R. - C’è una paura che ha radici storiche, perché l’Ungheria ha vissuto per 150 anni sotto il dominio turco. Naturalmente questo è un periodo non molto felice per la storia del nostro Paese. Qui in Ungheria ci sono molte persone che vogliono tornare ai vecchi tempi, quando il Paese contrastava con tutte le forze l’islam che arrivò insieme all’Impero Ottomano. Ma ora, secondo me, la crisi economica è la questione più importante, che ha portato frutti negativi.

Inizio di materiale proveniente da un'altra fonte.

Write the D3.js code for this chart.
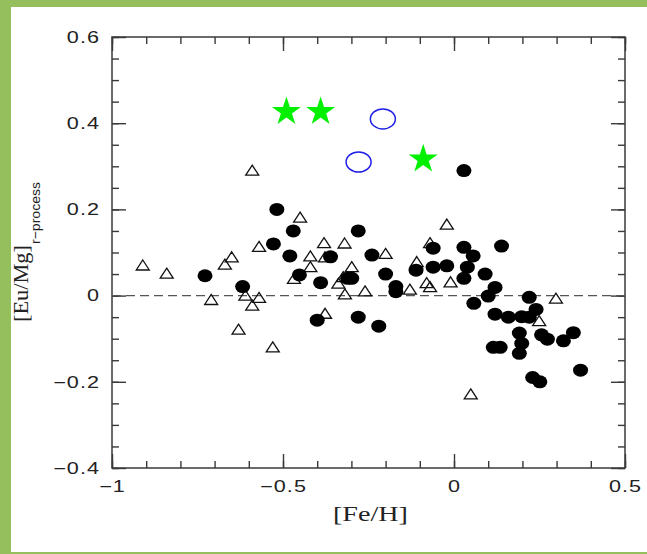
<!DOCTYPE html>
<html>
<head>
<meta charset="utf-8">
<script src="https://cdn.jsdelivr.net/npm/d3@7"></script>
<style>
  html, body { margin: 0; padding: 0; background: #ffffff; }
  svg { display: block; }
</style>
</head>
<body>
<svg id="chart" width="647" height="554"></svg>
<script>
// ---- data ----
// open triangles
const triFe = [-0.91, -0.84, -0.59, -0.45, -0.57, -0.65, -0.67, -0.71, -0.61, -0.57,
               -0.59, -0.63, -0.53, -0.468, -0.38, -0.32, -0.42, -0.42, -0.377, -0.324,
               -0.338, -0.319, -0.377, -0.20, -0.299, -0.26, -0.129, -0.109, -0.08, -0.07,
               -0.07, -0.021, -0.01, 0.298, 0.249, 0.049];
const triEu = [0.071, 0.052, 0.291, 0.182, 0.114, 0.090, 0.073, -0.009, 0.001, -0.004,
               -0.022, -0.078, -0.119, 0.040, 0.123, 0.122, 0.092, 0.067, 0.090, 0.044,
               0.029, 0.004, -0.041, 0.098, 0.067, 0.011, 0.015, 0.079, 0.030, 0.021,
               0.123, 0.166, 0.032, -0.006, -0.058, -0.228];
// filled dots
const dotFe = [-0.728, -0.618, -0.518, -0.470, -0.528, -0.480, -0.452, -0.390, -0.361, -0.280,
               -0.240, -0.311, -0.299, -0.400, -0.280, -0.220, -0.200, -0.170, -0.170, -0.111,
               -0.061, -0.061, -0.021, 0.029, 0.029, 0.056, 0.139, 0.039, 0.029, 0.091,
               0.120, 0.100, 0.058, 0.220, 0.240, 0.120, 0.159, 0.198, 0.220, 0.191,
               0.198, 0.191, 0.115, 0.135, 0.256, 0.273, 0.320, 0.349, 0.370, 0.230, 0.251];
const dotEu = [0.046, 0.021, 0.200, 0.150, 0.120, 0.092, 0.048, 0.030, 0.090, 0.150,
               0.094, 0.040, 0.040, -0.057, -0.050, -0.071, 0.050, 0.021, 0.009, 0.059,
               0.110, 0.066, 0.069, 0.290, 0.112, 0.092, 0.115, 0.066, 0.040, 0.050,
               0.019, -0.001, -0.018, -0.004, -0.032, -0.043, -0.050, -0.049, -0.050, -0.087,
               -0.111, -0.134, -0.120, -0.120, -0.091, -0.101, -0.105, -0.086, -0.173, -0.190, -0.200];
// green stars
const starFe = [-0.49, -0.39, -0.09];
const starEu = [0.43, 0.43, 0.32];
// blue open ellipses
const ringFe = [-0.208, -0.279];
const ringEu = [0.41, 0.31];

// axis ticks
const xMajor = [-1, -0.5, 0, 0.5];
const xMajorLabels = ["\u22121", "\u22120.5", "0", "0.5"];
const yMajor = [-0.4, -0.2, 0, 0.2, 0.4, 0.6];
const yMajorLabels = ["\u22120.4", "\u22120.2", "0", "0.2", "0.4", "0.6"];
const xLabel = "[Fe/H]";
const yLabelMain = "[Eu/Mg]";
const yLabelSub = "r\u2212process";

// ---- layout ----
const W = 647, H = 554;
const plotL = 112, plotR = 625, plotT = 37, plotB = 468;
const svg = d3.select("#chart");

// frame background
svg.append("rect").attr("x", 0).attr("y", 0).attr("width", W).attr("height", H).attr("fill", "#95bf5d");
svg.append("rect").attr("x", 11).attr("y", 7).attr("width", W - 11).attr("height", 545).attr("fill", "#ffffff");

const x = d3.scaleLinear().domain([-1, 0.5]).range([plotL, plotR]);
const y = d3.scaleLinear().domain([-0.4, 0.6]).range([plotB, plotT]);

const axisColor = "#3a3a3a";
const xMinor = d3.range(-1, 0.5001, 0.1).map(v => +v.toFixed(2));
const yMinor = d3.range(-0.4, 0.6001, 0.05).map(v => +v.toFixed(2));

function styleAxis(g) {
  g.select(".domain").remove();
  g.selectAll(".tick line").attr("stroke", axisColor).attr("stroke-width", 1.4);
  g.selectAll(".tick text").remove();
}

// minor ticks on all four sides
svg.append("g").attr("transform", `translate(0,${plotB})`)
  .call(d3.axisBottom(x).tickValues(xMinor).tickSizeInner(-7).tickSizeOuter(0)).call(styleAxis);
svg.append("g").attr("transform", `translate(0,${plotT})`)
  .call(d3.axisTop(x).tickValues(xMinor).tickSizeInner(-7).tickSizeOuter(0)).call(styleAxis);
svg.append("g").attr("transform", `translate(${plotL},0)`)
  .call(d3.axisLeft(y).tickValues(yMinor).tickSizeInner(-7).tickSizeOuter(0)).call(styleAxis);
svg.append("g").attr("transform", `translate(${plotR},0)`)
  .call(d3.axisRight(y).tickValues(yMinor).tickSizeInner(-7).tickSizeOuter(0)).call(styleAxis);
// major ticks
svg.append("g").attr("transform", `translate(0,${plotB})`)
  .call(d3.axisBottom(x).tickValues(xMajor).tickSizeInner(-14).tickSizeOuter(0)).call(styleAxis);
svg.append("g").attr("transform", `translate(0,${plotT})`)
  .call(d3.axisTop(x).tickValues(xMajor).tickSizeInner(-14).tickSizeOuter(0)).call(styleAxis);
svg.append("g").attr("transform", `translate(${plotL},0)`)
  .call(d3.axisLeft(y).tickValues(yMajor).tickSizeInner(-14).tickSizeOuter(0)).call(styleAxis);
svg.append("g").attr("transform", `translate(${plotR},0)`)
  .call(d3.axisRight(y).tickValues(yMajor).tickSizeInner(-14).tickSizeOuter(0)).call(styleAxis);

// plot box
svg.append("rect").attr("x", plotL).attr("y", plotT)
  .attr("width", plotR - plotL).attr("height", plotB - plotT)
  .attr("fill", "none").attr("stroke", axisColor).attr("stroke-width", 1.5);

// tick labels (wide sans face)
const sx = 1.35, ls = 0.8;
svg.append("g").selectAll("text").data(xMajor).join("text")
  .attr("transform", d => `translate(${x(d) + ls * sx / 2},492) scale(${sx},1)`)
  .attr("text-anchor", "middle")
  .attr("font-family", "'Liberation Sans', Arial, sans-serif")
  .attr("font-size", 16).attr("letter-spacing", ls).attr("fill", "#222")
  .text((d, i) => xMajorLabels[i]);
svg.append("g").selectAll("text").data(yMajor).join("text")
  .attr("transform", d => `translate(${99 + ls * sx},${y(d) + 5.8}) scale(${sx},1)`)
  .attr("text-anchor", "end")
  .attr("font-family", "'Liberation Sans', Arial, sans-serif")
  .attr("font-size", 16).attr("letter-spacing", ls).attr("fill", "#222")
  .text((d, i) => yMajorLabels[i]);

// axis titles
svg.append("text")
  .attr("x", 333).attr("y", 521)
  .attr("textLength", 75).attr("lengthAdjust", "spacingAndGlyphs")
  .attr("font-family", "'Liberation Serif', 'Times New Roman', serif")
  .attr("font-size", 21).attr("fill", "#222")
  .text(xLabel);
const yl = svg.append("g").attr("transform", "rotate(-90)");
yl.append("text")
  .attr("x", -322).attr("y", 28)
  .attr("textLength", 77).attr("lengthAdjust", "spacingAndGlyphs")
  .attr("font-family", "'Liberation Serif', 'Times New Roman', serif")
  .attr("font-size", 20).attr("fill", "#222")
  .text(yLabelMain);
yl.append("text")
  .attr("x", -244).attr("y", 40)
  .attr("textLength", 62).attr("lengthAdjust", "spacingAndGlyphs")
  .attr("font-family", "'Liberation Sans', Arial, sans-serif")
  .attr("font-size", 13).attr("fill", "#222")
  .text(yLabelSub);

// zero reference line
svg.append("line")
  .attr("x1", x(-1)).attr("x2", x(0.5)).attr("y1", y(0)).attr("y2", y(0))
  .attr("stroke", "#555").attr("stroke-width", 1.3).attr("stroke-dasharray", "9,5");

// triangles
const tri = "M0,-5L6.5,5L-6.5,5Z";
svg.append("g").selectAll("path").data(d3.range(triFe.length)).join("path")
  .attr("d", tri)
  .attr("transform", i => `translate(${x(triFe[i])},${y(triEu[i])})`)
  .attr("fill", "none").attr("stroke", "#111").attr("stroke-width", 1.3)
  .attr("stroke-linejoin", "miter");

// filled dots
svg.append("g").selectAll("ellipse").data(d3.range(dotFe.length)).join("ellipse")
  .attr("cx", i => x(dotFe[i])).attr("cy", i => y(dotEu[i]))
  .attr("rx", 7.5).attr("ry", 6.5).attr("fill", "#000");

// blue open ellipses
svg.append("g").selectAll("ellipse").data(d3.range(ringFe.length)).join("ellipse")
  .attr("cx", i => x(ringFe[i])).attr("cy", i => y(ringEu[i]))
  .attr("rx", 12.5).attr("ry", 10).attr("fill", "none")
  .attr("stroke", "#1f1fe6").attr("stroke-width", 1.5);

// green stars
const star = d3.symbol(d3.symbolStar, 260);
svg.append("g").selectAll("path").data(d3.range(starFe.length)).join("path")
  .attr("d", star)
  .attr("transform", i => `translate(${x(starFe[i])},${y(starEu[i]) + 1.4})`)
  .attr("fill", "#00f000");
</script>
</body>
</html>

Adesso c’è questa paura, molto umana, secondo la quale questa nuova situazione potrebbe far aggravare la crisi economica. Penso che non siamo ancora arrivati al punto che queste paure siano oggettivamente fondate, perché il numero dei profughi, il fatto che loro passano attraverso l’Ungheria, non significa che ci sia un pericolo oggettivo. Se la Chiesa, con il messaggio evangelico, può aiutare ad alleviare queste paure psicologiche nella popolazione ungherese, allora questo potrebbe essere un servizio molto importante nell’ambito della ricerca di una soluzione a questa situazione.

D. - Quindi lei dice che il timore ha principalmente a che fare con la situazione economica, oppure c’è anche una paura legata alla contaminazione tra culture e religioni diverse?

R. - Vivendo in Europa centrale si deve ammettere che gli ultimi duecento anni questa regione europea sono stati segnati da guerre tra nazioni, lingue, culture e religioni. La gente che vive in questo angolo d’Europa per questo motivo non è tanto aperta per esempio come le società occidentali.

D. - Ma i musulmani vengono considerati un pericolo?

R. - Direi che la maggior parte degli ungheresi non ha delle esperienze concrete, dirette, con i musulmani. Il 99% della popolazione ungherese pensa solamente secondo stereotipi riguardo l’islam. Se non conosciamo qualcuno o qualcosa, proviamo sempre una forte paura. La Chiesa naturalmente deve aiutare. L’Italia conosce bene l’immigrazione, per l’Ungheria questa è una cosa nuova. La Chiesa ungherese ancora non ha trovato una sua voce chiara e forte, ma spero che la troveremo. La cosa difficile sarà fare un cambiamento nella mentalità, dobbiamo ritrovare un certo senso di cattolicità, che in un certo senso è universalità e apertura verso l’umanità. Questo ci manca, perché la nostra storia, la nostra identità, qui in Europa centrale, è sempre racchiusa per motivi storici. Noi siamo i popoli dai confini fortissimi, popoli che cercano di mantenerli fissi e saldi.